Fig. 1: Direct assessment of single-cell RNA counting using molecular spikes.
From: Molecular spikes: a gold standard for single-cell RNA counting

a, Schematic of cloning strategy of molecular spikes, where an oligonucleotide library is inserted into a molecular spike entry vector, and the vector pool is linearized and in vitro transcribed to generate a pool of molecular RNA spike-ins. b, Coordinates of molecular spikes in basepairs (bp), with inbuilt UMI in the 5′ or 3′ end. c, 5′ molecular spike complexity estimated by fitting a nonlinear asymptotic model (dotted line) to unique spUMI sequences observed as a function of the number of spUMIs sequenced across cells (blue line). d, Scatter plot showing error-corrected (hamming distance (HD) 1) Smart-seq3 RNA counts (y axis) against the number of spiked molecules (x axis) ranging from 1 to 100 spiked molecules per cell. Data from HEK293FT cells (n = 48 cells). e, Scatter plot showing number of spiked molecules (x axis) against error-corrected RNA counts (hamming distance 1) for data generated with variations to the Smart-seq3 protocol, that utilize cDNA cleanup before amplification (0.1 µM FWD) or without cleanup and therefore remaining TSO with different concentrations of FWD primer. Data from 39 cells or more are shown per condition. f, Scatter plot showing number of spiked molecules (x axis) against error-corrected RNA counts (hamming distance 1) for 10x Genomics (v.2) data (n = 955 cells). g, Scatter plot showing number of spiked molecules (x axis) against error-corrected RNA counts (hamming distance 1) for data generated with variations to the SCRB-seq and tSCRB-seq protocols. Standard SCRB-seq (green, 53 cells), excluding exonuclease I treatment (red, 77 cells) and direct PCR (tSCRB-seq) (blue, 90 cells). h, Percent counting error (observed/true) for in RNA counts generated with variations to the SCRB-seq and tSCRB-seq protocols.
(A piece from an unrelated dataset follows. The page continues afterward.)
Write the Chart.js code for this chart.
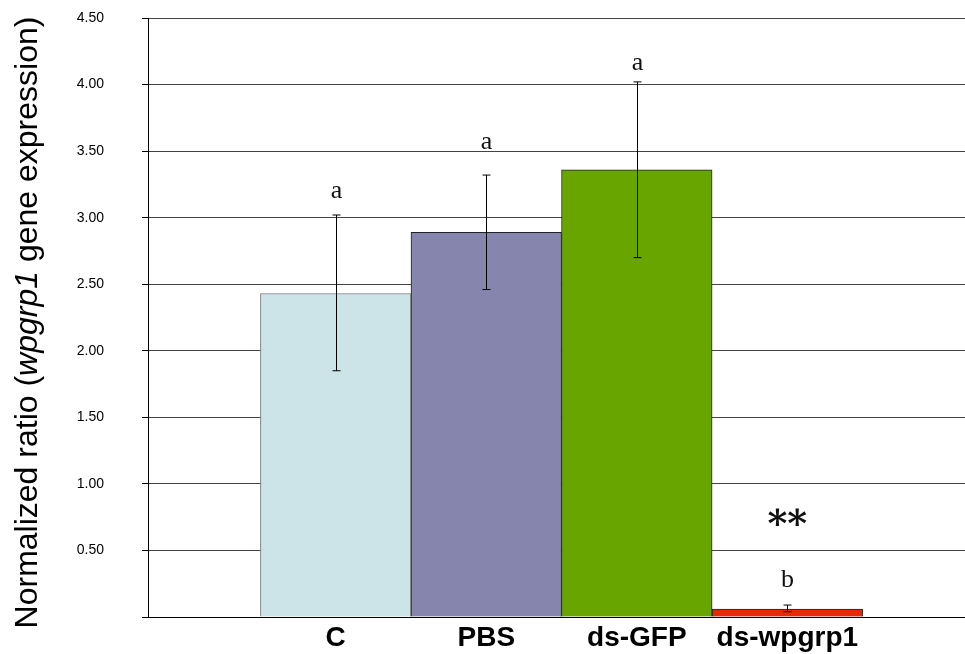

Solid line denotes the mean over cells per condition with the shaded area representing the standard deviation colored by experimental conditions. Direct PCR (tSCRB-seq) (90 cells), No exonuclease I (77 cells) and standard protocol (53 cells). The dotted line represents the expected overcounting if every sequenced read corresponds to a new UMI observation.